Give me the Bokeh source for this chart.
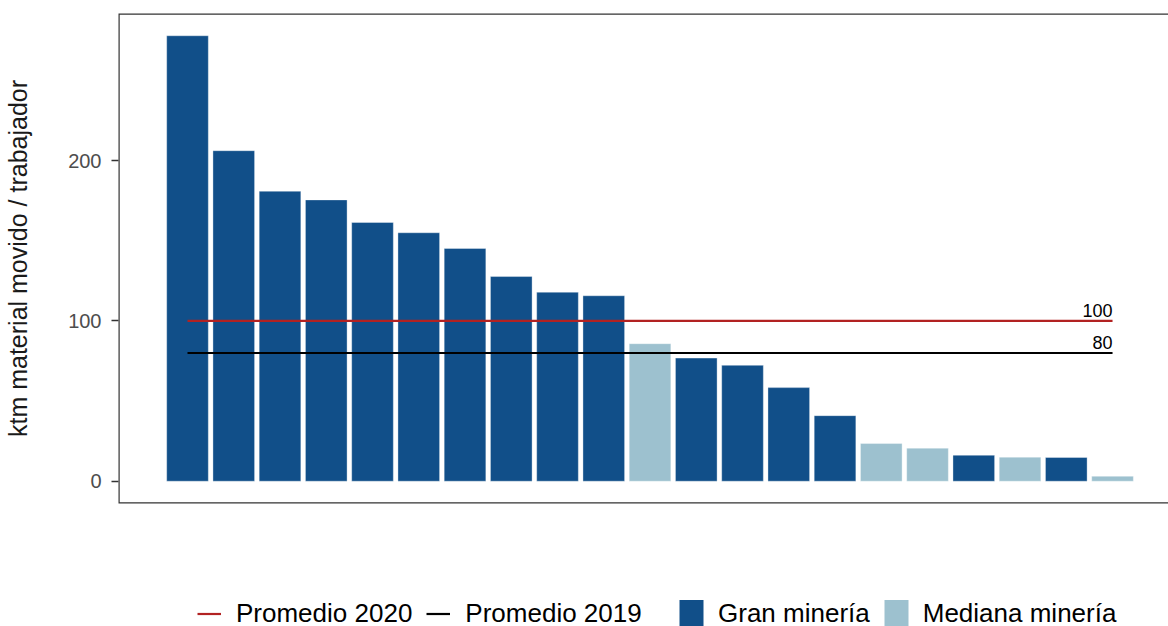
from bokeh.plotting import figure
from bokeh.layouts import column
from bokeh.models import (Range1d, FixedTicker, Legend, LegendItem,
                          ColumnDataSource, BoxAnnotation)
from bokeh.core.properties import value
from bokeh.embed import file_html
from bokeh.resources import INLINE

# ---- data ----
positions = list(range(1, 22))
values = [277.9, 206.2, 180.9, 175.5, 161.4, 155.0, 145.2, 127.7, 117.9, 115.7,
          85.8, 76.8, 72.3, 58.4, 40.9, 23.5, 20.6, 16.2, 15.0, 14.8, 3.1]
segment = ["Gran minería"] * 10 + ["Mediana minería"] + ["Gran minería"] * 4 + \
          ["Mediana minería", "Mediana minería", "Gran minería", "Mediana minería",
           "Gran minería", "Mediana minería"]
avg_2020 = 100
avg_2019 = 80
y_ticks = [0, 100, 200]
y_title = "ktm material movido / trabajador"
seg_names = ["Gran minería", "Mediana minería"]
avg_names = ["Promedio 2020", "Promedio 2019"]

seg_colors = {"Gran minería": "#114f89", "Mediana minería": "#9dc1cf"}
avg_colors = {"Promedio 2020": "#b22222", "Promedio 2019": "black"}
FONT = "Liberation Sans"
NAN = float("nan")

x_start, x_end = -0.492, 22.21

p = figure(width=1168, height=540, output_backend="svg", toolbar_location=None,
           x_range=Range1d(x_start, x_end), y_range=Range1d(-13.9, 291.8),
           min_border_left=118, min_border_top=13, min_border_right=0,
           min_border_bottom=37, x_axis_location=None)
p.outline_line_color = None
p.xgrid.grid_line_color = None
p.ygrid.grid_line_color = None
p.background_fill_color = "white"
p.border_fill_color = "white"

# panel border (top, left, bottom; right edge lies outside the view)
p.add_layout(BoxAnnotation(left=x_start, right=x_end + 1, fill_alpha=0,
                           line_color="#333333", line_alpha=1, line_width=2.4))

for seg in seg_names:
    xs = [x for x, s in zip(positions, segment) if s == seg]
    ys = [v for v, s in zip(values, segment) if s == seg]
    src = ColumnDataSource(dict(x=xs, top=ys))
    p.vbar(x="x", top="top", bottom=0, width=0.9, source=src,
           fill_color=seg_colors[seg], line_color="white",
           line_alpha=0.35, line_width=1)

x_first, x_last = positions[0], positions[-1]
p.line([x_first, x_last], [avg_2020, avg_2020], line_color=avg_colors["Promedio 2020"], line_width=2.2)
p.line([x_first, x_last], [avg_2019, avg_2019], line_color=avg_colors["Promedio 2019"], line_width=2.2)

p.text(x=[x_last, x_last], y=[avg_2020, avg_2019], text=[str(avg_2020), str(avg_2019)],
       text_align="right", text_baseline="alphabetic", y_offset=-10,
       text_font=value(FONT), text_font_size="18px", text_color="black")

# left axis
yax = p.yaxis[0]
yax.ticker = FixedTicker(ticks=y_ticks)
yax.minor_tick_line_color = None
yax.major_tick_in = 0
yax.major_tick_out = 7
yax.major_tick_line_color = "#333333"
yax.major_tick_line_width = 1.5
yax.axis_line_color = None
yax.major_label_standoff = 10
yax.major_label_text_font = FONT
yax.major_label_text_font_size = "20px"
yax.major_label_text_color = "#4d4d4d"
yax.axis_label = y_title
yax.axis_label_text_font = FONT
yax.axis_label_text_font_size = "25px"
yax.axis_label_text_font_style = "normal"
yax.axis_label_text_color = "#1a1a1a"
yax.axis_label_standoff = 33

# ---- legend strip below the panel ----
q = figure(width=1168, height=86, output_backend="svg", toolbar_location=None,
           x_range=Range1d(0, 1), y_range=Range1d(0, 1),
           min_border=0, x_axis_location=None, y_axis_location=None)
q.outline_line_color = None
q.xgrid.grid_line_color = None
q.ygrid.grid_line_color = None
q.border_fill_color = "white"

# legend proxies (NaN data: nothing drawn in the strip itself)
avg_items = [LegendItem(label=n, renderers=[q.line(x=[NAN], y=[NAN], line_color=avg_colors[n],
                                                   line_width=2.2)])
             for n in avg_names]
seg_items = [LegendItem(label=n, renderers=[q.vbar(x=[NAN], top=[NAN], width=1,
                                                   fill_color=seg_colors[n], line_color=None)])
             for n in seg_names]

leg1 = Legend(items=avg_items, orientation="horizontal", location=(79, -5),
              glyph_width=24, label_standoff=15, spacing=14)
leg2 = Legend(items=seg_items, orientation="horizontal", location=(558, -5),
              glyph_width=30, label_standoff=12, spacing=11)
for lg in (leg1, leg2):
    lg.glyph_height = 35
    lg.padding = 0
    lg.margin = 0
    lg.border_line_color = None
    lg.background_fill_alpha = 0
    lg.label_text_font = FONT
    lg.label_text_font_size = "26px"
    lg.label_text_color = "black"
    q.add_layout(lg, "center")

layout = column(p, q, spacing=0)
open("out.html", "w").write(file_html(layout, INLINE))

__What is expected__. Reproduce the data above word for word from its first line through the line that holds "line_alpha=0.35, line_width=1)", both ends included; skip pictures.

__Response for this exercise__.
Give me the Bokeh source for this chart.
from bokeh.plotting import figure
from bokeh.layouts import column
from bokeh.models import (Range1d, FixedTicker, Legend, LegendItem,
                          ColumnDataSource, BoxAnnotation)
from bokeh.core.properties import value
from bokeh.embed import file_html
from bokeh.resources import INLINE

# ---- data ----
positions = list(range(1, 22))
values = [277.9, 206.2, 180.9, 175.5, 161.4, 155.0, 145.2, 127.7, 117.9, 115.7,
          85.8, 76.8, 72.3, 58.4, 40.9, 23.5, 20.6, 16.2, 15.0, 14.8, 3.1]
segment = ["Gran minería"] * 10 + ["Mediana minería"] + ["Gran minería"] * 4 + \
          ["Mediana minería", "Mediana minería", "Gran minería", "Mediana minería",
           "Gran minería", "Mediana minería"]
avg_2020 = 100
avg_2019 = 80
y_ticks = [0, 100, 200]
y_title = "ktm material movido / trabajador"
seg_names = ["Gran minería", "Mediana minería"]
avg_names = ["Promedio 2020", "Promedio 2019"]

seg_colors = {"Gran minería": "#114f89", "Mediana minería": "#9dc1cf"}
avg_colors = {"Promedio 2020": "#b22222", "Promedio 2019": "black"}
FONT = "Liberation Sans"
NAN = float("nan")

x_start, x_end = -0.492, 22.21

p = figure(width=1168, height=540, output_backend="svg", toolbar_location=None,
           x_range=Range1d(x_start, x_end), y_range=Range1d(-13.9, 291.8),
           min_border_left=118, min_border_top=13, min_border_right=0,
           min_border_bottom=37, x_axis_location=None)
p.outline_line_color = None
p.xgrid.grid_line_color = None
p.ygrid.grid_line_color = None
p.background_fill_color = "white"
p.border_fill_color = "white"

# panel border (top, left, bottom; right edge lies outside the view)
p.add_layout(BoxAnnotation(left=x_start, right=x_end + 1, fill_alpha=0,
                           line_color="#333333", line_alpha=1, line_width=2.4))

for seg in seg_names:
    xs = [x for x, s in zip(positions, segment) if s == seg]
    ys = [v for v, s in zip(values, segment) if s == seg]
    src = ColumnDataSource(dict(x=xs, top=ys))
    p.vbar(x="x", top="top", bottom=0, width=0.9, source=src,
           fill_color=seg_colors[seg], line_color="white",
           line_alpha=0.35, line_width=1)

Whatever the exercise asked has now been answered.